= Task brief =
From the entries below, count every line that contains the word "this". Please give the number and nothing else.

↓

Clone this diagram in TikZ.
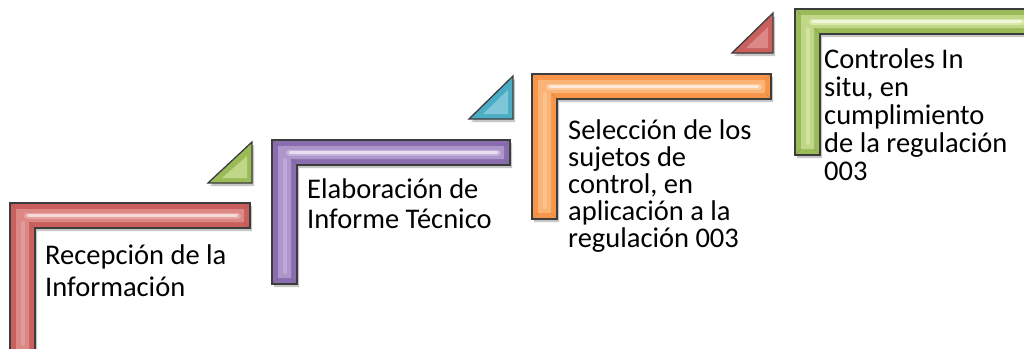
\documentclass[tikz,border=0pt]{standalone}
\usepackage{fontspec}
\setmainfont{Carlito}
\definecolor{outl}{HTML}{3C3C3C}
\definecolor{cred}{HTML}{C9605D}
\definecolor{credl}{HTML}{E8A3A1}
\definecolor{cpur}{HTML}{8A6DAE}
\definecolor{cpurl}{HTML}{C4B1DD}
\definecolor{cora}{HTML}{F7964A}
\definecolor{coral}{HTML}{FCC896}
\definecolor{cgre}{HTML}{9BBB59}
\definecolor{cgrel}{HTML}{D8EAA6}
\definecolor{cblu}{HTML}{4BACC6}
\definecolor{cblul}{HTML}{A3D8E6}
\tikzset{
  outline/.style={draw=outl, line width=1.3pt, line join=miter},
  shadowfill/.style={fill=black, opacity=0.22},
  steptext/.style={anchor=base west, inner sep=0pt, font=\fontsize{28.5}{30}\selectfont},
}
% #1 baselineskip, #2 lines separated by \cr
\newcommand\steplines[2]{\vtop{\baselineskip=#1pt\lineskiplimit=-60pt\lineskip=0pt\halign{##\hfil\cr #2\crcr}}}
% #1 X, #2 Y (top), #3 right, #4 bottom, #5 base colour, #6 light colour
\newcommand\stepshape[6]{%
  \fill[shadowfill] (#1+2,#2+3) -- (#3+2,#2+3) -- (#3+2,#2+28) -- (#1+27,#2+28) -- (#1+27,#4+3) -- (#1+2,#4+3) -- cycle;
  \fill[#5] (#1,#2) -- (#3,#2) -- (#3,#2+25) -- (#1+25,#2+25) -- (#1+25,#4) -- (#1,#4) -- cycle;
  \fill[#6!60!#5] (#1+6,#2+6) -- (#3-6,#2+6) -- (#3-6,#2+19) -- (#1+19,#2+19) -- (#1+19,#4-6) -- (#1+6,#4-6) -- cycle;
  \draw[#6, line width=6pt, line cap=round] (#1+17,#2+12.5) -- (#3-12,#2+12.5);
  \draw[white, opacity=0.6, line width=2.5pt, line cap=round] (#1+18,#2+12.5) -- (#3-13,#2+12.5);
  \draw[#6, opacity=0.7, line width=4pt, line cap=round] (#1+12.5,#2+20) -- (#1+12.5,#4-12);
  \draw[#5!70!black, opacity=0.35, line width=0.6pt] (#1,#2) -- (#1+6,#2+6) (#3,#2) -- (#3-6,#2+6) (#3,#2+25) -- (#3-6,#2+19) (#1+25,#2+25) -- (#1+19,#2+19) (#1+25,#4) -- (#1+19,#4-6) (#1,#4) -- (#1+6,#4-6);
  \draw[outline] (#1,#2) -- (#3,#2) -- (#3,#2+25) -- (#1+25,#2+25) -- (#1+25,#4) -- (#1,#4) -- cycle;
}
% #1 left x, #2 bottom y, #3 right x, #4 top y, #5 colour, #6 light
\newcommand\steptri[6]{%
  \fill[shadowfill] (#1+2,#2+3) -- (#3+2,#4+3) -- (#3+2,#2+3) -- cycle;
  \fill[#5] (#1,#2) -- (#3,#4) -- (#3,#2) -- cycle;
  \fill[#6!60!#5] (#1+14,#2-5) -- (#3-5,#4+14) -- (#3-5,#2-5) -- cycle;
  \draw[outline] (#1,#2) -- (#3,#4) -- (#3,#2) -- cycle;
}
\begin{document}
\begin{tikzpicture}[x=1pt,y=-1pt]
\useasboundingbox (0,0) rectangle (1024,348);
\clip (0,0) rectangle (1024,348);
\fill[white] (0,0) rectangle (1024,348);
% step 1
\stepshape{10}{203}{250}{356}{cred}{credl}
\steptri{208}{183}{252}{142}{cgre}{cgrel}
% step 2
\stepshape{272}{140}{510}{284}{cpur}{cpurl}
\steptri{469}{119}{513}{76}{cblu}{cblul}
% step 3
\stepshape{532}{74}{771}{219}{cora}{coral}
\steptri{732}{53}{773}{13}{cred}{credl}
% step 4
\stepshape{795}{9}{1034}{155}{cgre}{cgrel}
% texts
\node[steptext] (t1) at (45,264) {\steplines{32}{Recepción de la\cr Información}};
\node[steptext] (t2) at (307,198) {\steplines{30}{Elaboración de\cr Informe Técnico}};
\node[steptext] (t3) at (568,139) {\steplines{27}{Selección de los\cr sujetos de\cr control, en\cr aplicación a la\cr regulación 003}};
\node[steptext] (t4) at (824,68) {\steplines{28}{Controles In\cr situ, en\cr cumplimiento\cr de la regulación\cr 003}};
\end{tikzpicture}
\end{document}
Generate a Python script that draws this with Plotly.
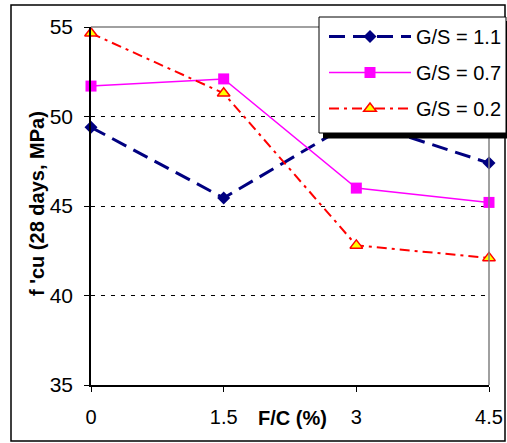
import plotly.graph_objects as go

# ---- data ----
fc = [0, 1.5, 3, 4.5]
x_ticklabels = ["0", "1.5", "3", "4.5"]
gs_11 = [49.4, 45.45, 49.8, 47.4]
gs_07 = [51.7, 52.1, 46.0, 45.2]
gs_02 = [54.65, 51.3, 42.8, 42.1]
y_ticks = [35, 40, 45, 50, 55]
names = ["G/S = 1.1", "G/S = 0.7", "G/S = 0.2"]

W, H = 507, 443
ML, MR, MT, MB = 91, 18, 27, 58
PW, PH = W - ML - MR, H - MT - MB


def px(x):
    # x in window pixels -> paper coordinate
    return (x - ML) / PW


def py(y):
    # y in window pixels -> paper coordinate
    return (H - MB - y) / PH


FONT = "Arial, Liberation Sans, sans-serif"

fig = go.Figure()
fig.add_trace(go.Scatter(
    x=fc, y=gs_11, name=names[0], mode="lines+markers", legendgroup="a",
    line=dict(color="#000080", width=3, dash="16px,8px"),
    marker=dict(symbol="diamond", size=10, color="#000080"),
    cliponaxis=False))
fig.add_trace(go.Scatter(
    x=fc, y=gs_07, name=names[1], mode="lines+markers", legendgroup="b",
    line=dict(color="#FF00FF", width=1.5),
    marker=dict(symbol="square", size=11, color="#FF00FF"),
    cliponaxis=False))
fig.add_trace(go.Scatter(
    x=fc, y=gs_02, name=names[2], mode="lines+markers", legendgroup="c",
    line=dict(color="#FF0000", width=2, dash="10px,5px,3px,5px"),
    marker=dict(symbol="triangle-up", size=11, color="#FFFF00",
                line=dict(color="#FF0000", width=1.5)),
    cliponaxis=False))

shapes = [
    # outer frame
    dict(type="rect", xref="paper", yref="paper", x0=px(11), x1=px(505), y0=py(441), y1=py(5),
         line=dict(color="black", width=1.5), layer="below"),
    # top and right plot border (gray)
    dict(type="line", xref="paper", yref="paper", x0=0, x1=1, y0=1, y1=1,
         line=dict(color="#808080", width=1.5), layer="above"),
    dict(type="line", xref="paper", yref="paper", x0=1, x1=1, y0=0, y1=1,
         line=dict(color="#808080", width=1.5), layer="above"),
    # legend shadow and box
    dict(type="rect", xref="paper", yref="paper", x0=px(323), x1=px(509), y0=py(138.5), y1=py(21),
         fillcolor="black", line=dict(width=0), layer="above"),
    dict(type="rect", xref="paper", yref="paper", x0=px(319), x1=px(506), y0=py(133), y1=py(17),
         fillcolor="white", line=dict(color="black", width=1), layer="above"),
]

annotations = [
    dict(text="<b>f 'cu (28 days, MPa)</b>", xref="paper", yref="paper",
         x=px(37), y=py(204), textangle=-90, showarrow=False,
         font=dict(family=FONT, size=20, color="black"), xanchor="center", yanchor="middle"),
    dict(text="<b>F/C (%)</b>", xref="paper", yref="paper",
         x=px(292), y=py(418), showarrow=False,
         font=dict(family=FONT, size=20, color="black"), xanchor="center", yanchor="middle"),
]

fig.update_layout(
    width=W, height=H,
    margin=dict(l=ML, r=MR, t=MT, b=MB, pad=0, autoexpand=False),
    paper_bgcolor="white", plot_bgcolor="white",
    font=dict(family=FONT, size=19, color="black"),
    showlegend=True,
    legend=dict(x=px(324), y=py(17), xanchor="left", yanchor="top",
                bgcolor="rgba(0,0,0,0)", borderwidth=0,
                font=dict(family=FONT, size=20, color="black"),
                traceorder="grouped", tracegroupgap=7, itemwidth=82),
    shapes=shapes,
    annotations=annotations,
)
fig.update_xaxes(
    range=[0, 4.5], tickvals=fc, ticktext=x_ticklabels,
    showgrid=False, zeroline=False, showline=True, linecolor="black", linewidth=1.5,
    ticks="outside", ticklen=5, tickcolor="black", tickwidth=1,
    tickfont=dict(family=FONT, size=20), ticklabelstandoff=8)
fig.update_yaxes(
    range=[35, 55], tickvals=y_ticks,
    showgrid=True, gridcolor="black", gridwidth=1, griddash="4px,6px",
    zeroline=False, showline=True, linecolor="black", linewidth=1.5,
    ticks="outside", ticklen=5, tickcolor="black", tickwidth=1,
    tickfont=dict(family=FONT, size=21), ticklabelstandoff=7)

fig.write_html(
    "out.html",
    config={"displayModeBar": False},
    post_script="document.body.style.margin='0';document.body.style.overflow='hidden';",
)
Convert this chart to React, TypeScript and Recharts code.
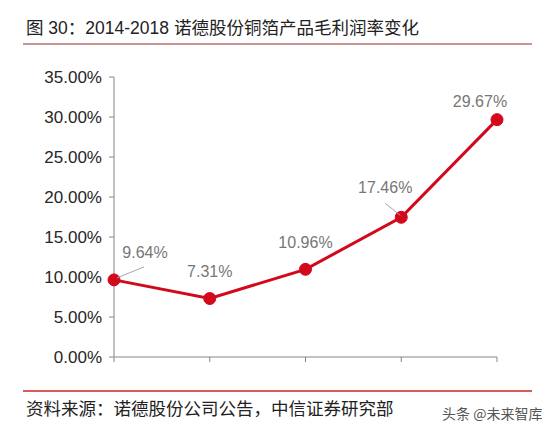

↑

= Task output =
3